While my grandfather did not read or write, he was an incredibly wise man who helped me to understand, very early on, that people have value—regardless of where they come from, what they do, or where they live.

I have been blessed to have many people in my life who served as formal or informal mentors. But the greatest mentor/teacher in my life, aside from my mom, was my grandfather because he taught me that, “short of death, there is no obstacle in life that you can’t overcome.”

At age seven, I came face-to-face with racism, when a teenage boy threw a rock at the window of our home because we were Hispanic. The glass broke where my brother and I were playing. My grandfather did not think twice about confronting the family of the boy, even though he didn’t speak their language, nor the language of the police. Fortunately, I spoke enough of both to translate.

Being bi-cultural over the years, I have seen, heard, and even personally had to confront, people whose behavior has been less than professional. Each time, those experiences have made me more determined to remove obstacles for others, and work at leveling the playing field regardless of race, gender, gender orientation, and/or ethnicity. To this day, the image of my grandfather standing up for what is right still resonates with me.

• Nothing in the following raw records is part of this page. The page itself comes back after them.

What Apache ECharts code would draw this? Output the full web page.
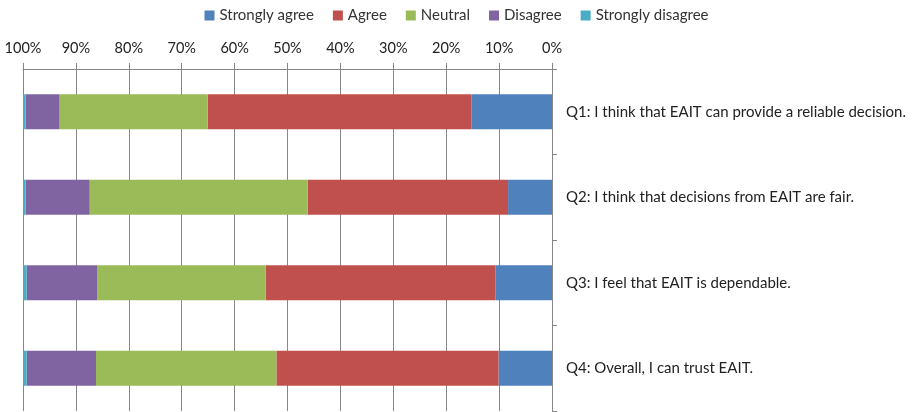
<!DOCTYPE html>
<html><head><meta charset="utf-8">
<script src="https://cdn.jsdelivr.net/npm/echarts@6/dist/echarts.min.js"></script>
<style>html,body{margin:0;padding:0;background:#fff}#c{width:913px;height:412px}</style>
</head><body><div id="c"></div>
<script>
const categories = [
  "Q1: I think that EAIT can provide a reliable decision.",
  "Q2: I think that decisions from EAIT are fair.",
  "Q3: I feel that EAIT is dependable.",
  "Q4: Overall, I can trust EAIT."
];
const seriesNames = ["Strongly agree", "Agree", "Neutral", "Disagree", "Strongly disagree"];
const stronglyAgree = [15.2, 8.3, 10.7, 10.1];
const agree = [49.9, 37.9, 43.4, 42.0];
const neutral = [28.0, 41.2, 31.9, 34.1];
const disagree = [6.4, 12.1, 13.3, 13.1];
const stronglyDisagree = [0.5, 0.5, 0.7, 0.7];
const xTicks = [0, 10, 20, 30, 40, 50, 60, 70, 80, 90, 100];

const colors = ["#4F81BD", "#C0504D", "#9BBB59", "#8064A2", "#4BACC6"];
const values = [stronglyAgree, agree, neutral, disagree, stronglyDisagree];
const font = "Lato, 'Open Sans', sans-serif";

const chart = echarts.init(document.getElementById('c'), null, {renderer: 'canvas'});
chart.setOption({
  animation: false,
  color: colors,
  legend: {
    top: 3, left: 'center',
    itemWidth: 10, itemHeight: 10, itemGap: 19,
    icon: 'rect',
    textStyle: {fontFamily: font, fontSize: 15, color: '#333'},
    data: seriesNames
  },
  grid: {left: 23, right: 361, top: 69, bottom: 1, containLabel: false},
  xAxis: {
    type: 'value', min: 0, max: 100, interval: 10, inverse: true, position: 'top',
    axisLine: {show: true, lineStyle: {color: '#878787', width: 1}},
    axisTick: {show: true, length: 6, lineStyle: {color: '#878787'}},
    splitLine: {show: true, lineStyle: {color: '#878787', width: 1}},
    axisLabel: {formatter: v => xTicks.includes(v) ? v + '%' : '', fontFamily: font, fontSize: 14.5, color: '#222', margin: 13}
  },
  yAxis: {
    type: 'category', data: categories, inverse: true, position: 'right',
    axisLine: {show: true, lineStyle: {color: '#878787', width: 1}},
    axisTick: {show: true, length: 5, lineStyle: {color: '#878787'}},
    axisLabel: {fontFamily: font, fontSize: 15, color: '#222', margin: 14, align: 'left'}
  },
  series: seriesNames.map((n, i) => ({
    name: n, type: 'bar', stack: 'total', data: values[i],
    barWidth: '41%',
    itemStyle: {color: colors[i]}
  }))
});
</script></body></html>
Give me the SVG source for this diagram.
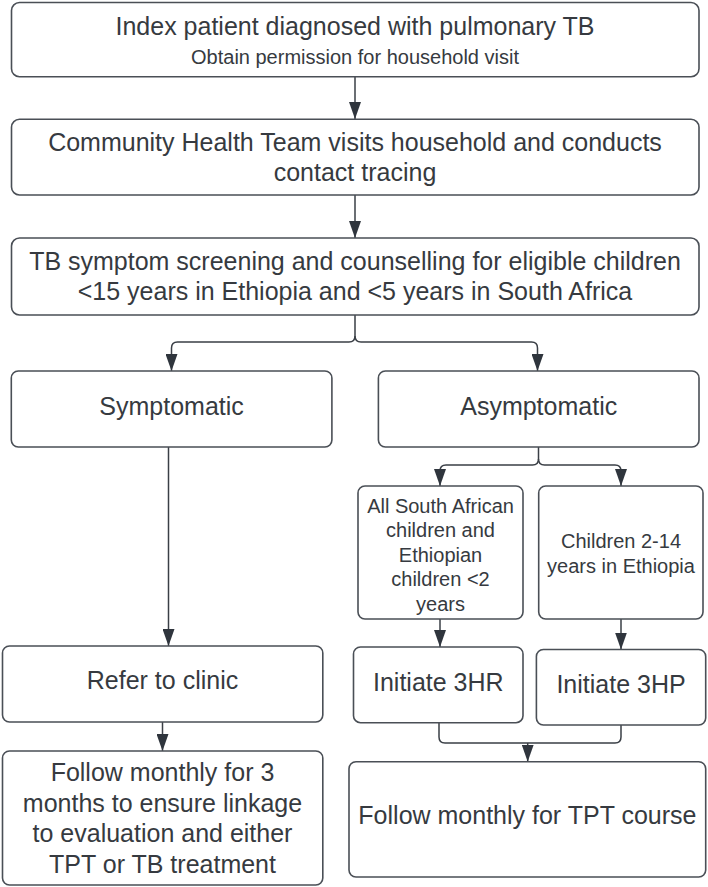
<svg xmlns="http://www.w3.org/2000/svg" width="708" height="887" viewBox="0 0 708 887">
<defs>
<marker id="arr" viewBox="0 0 17 12" refX="17" refY="6" markerWidth="17" markerHeight="12" markerUnits="userSpaceOnUse" orient="auto">
<path d="M0,0 L17,6 L0,12 z" fill="#2f353d"/>
</marker>
<style>
.box{fill:#ffffff;stroke:#4a4f56;stroke-width:1.6}
.t{font-family:"Liberation Sans",Arial,sans-serif;fill:#363a40;text-anchor:middle}
.l{font-size:25px}
.m{font-size:20px}
.c{fill:none;stroke:#3a3f46;stroke-width:1.5}
</style>
</defs>
<rect width="708" height="887" fill="#ffffff"/>
<g id="connectors">
<path class="c" d="M355,77 V119" marker-end="url(#arr)"/>
<path class="c" d="M355,195 V238" marker-end="url(#arr)"/>
<path class="c" d="M355,315 V336 Q355,342 349,342 H177.5 Q171.5,342 171.5,348 V371" marker-end="url(#arr)"/>
<path class="c" d="M355,336 Q355,342 361,342 H531.5 Q537.5,342 537.5,348 V371" marker-end="url(#arr)"/>
<path class="c" d="M168.5,447 V646" marker-end="url(#arr)"/>
<path class="c" d="M538.5,447 V459 Q538.5,465 532.5,465 H446 Q440,465 440,471 V486" marker-end="url(#arr)"/>
<path class="c" d="M538.5,459 Q538.5,465 544.5,465 H615 Q621,465 621,471 V486" marker-end="url(#arr)"/>
<path class="c" d="M440,619 V647" marker-end="url(#arr)"/>
<path class="c" d="M621,619 V649.5" marker-end="url(#arr)"/>
<path class="c" d="M162.5,722 V751" marker-end="url(#arr)"/>
<path class="c" d="M439,722.7 V737 Q439,743 445,743 H615 Q621,743 621,737 V725"/>
<path class="c" d="M527.7,743 V761.7" marker-end="url(#arr)"/>
</g>
<g id="n1">
<rect class="box" x="11.5" y="2.5" width="687.5" height="74.2" rx="8"/>
<text class="t l" x="355" y="35">Index patient diagnosed with pulmonary TB</text>
<text class="t m" x="355" y="63.5">Obtain permission for household visit</text>
</g>
<g id="n2">
<rect class="box" x="11.5" y="119.3" width="687.5" height="75.7" rx="8"/>
<text class="t l" x="355" y="150.5">Community Health Team visits household and conducts</text>
<text class="t l" x="355" y="181">contact tracing</text>
</g>
<g id="n3">
<rect class="box" x="11.5" y="238" width="687.5" height="77" rx="8"/>
<text class="t l" x="355" y="269.5">TB symptom screening and counselling for eligible children</text>
<text class="t l" x="355" y="300">&lt;15 years in Ethiopia and &lt;5 years in South Africa</text>
</g>
<g id="n4">
<rect class="box" x="11.3" y="371" width="320.6" height="76" rx="7"/>
<text class="t l" x="171.6" y="414.5">Symptomatic</text>
</g>
<g id="n5">
<rect class="box" x="378.4" y="371" width="320.6" height="76" rx="7"/>
<text class="t l" x="538.7" y="414.5">Asymptomatic</text>
</g>
<g id="n6">
<rect class="box" x="358" y="486" width="165" height="133" rx="7"/>
<text class="t m" x="440.5" y="512.5">All South African</text>
<text class="t m" x="440.5" y="537">children and</text>
<text class="t m" x="440.5" y="561.5">Ethiopian</text>
<text class="t m" x="440.5" y="586">children &lt;2</text>
<text class="t m" x="440.5" y="610.5">years</text>
</g>
<g id="n7">
<rect class="box" x="538.7" y="486" width="164.3" height="133" rx="7"/>
<text class="t m" x="621" y="547.5">Children 2-14</text>
<text class="t m" x="621" y="572.5">years in Ethiopia</text>
</g>
<g id="n8">
<rect class="box" x="2.5" y="646" width="320.3" height="76" rx="7"/>
<text class="t l" x="162.5" y="689">Refer to clinic</text>
</g>
<g id="n9">
<rect class="box" x="353.5" y="647" width="169.5" height="75.7" rx="7"/>
<text class="t l" x="438.3" y="691">Initiate 3HR</text>
</g>
<g id="n10">
<rect class="box" x="536.4" y="649.5" width="169.3" height="75.5" rx="7"/>
<text class="t l" x="621" y="693">Initiate 3HP</text>
</g>
<g id="n11">
<rect class="box" x="2.5" y="751" width="320.3" height="134" rx="7"/>
<text class="t l" x="162.5" y="781">Follow monthly for 3</text>
<text class="t l" x="162.5" y="811.5">months to ensure linkage</text>
<text class="t l" x="162.5" y="842">to evaluation and either</text>
<text class="t l" x="162.5" y="872.5">TPT or TB treatment</text>
</g>
<g id="n12">
<rect class="box" x="349" y="761.7" width="356.7" height="115.3" rx="7"/>
<text class="t l" x="527.4" y="824">Follow monthly for TPT course</text>
</g>
</svg>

Prior to joining National Grid, I asked our leadership team some tough questions about their commitment to Inclusion & Diversity, because I wanted to make sure they were serious. Our executive team gets it, they are champions for inclusion and diversity, and they have a sincere commitment about doing the right thing by our employees. Having worked at various companies, and with many leaders, it is wonderful to be part of an organization that really values its people.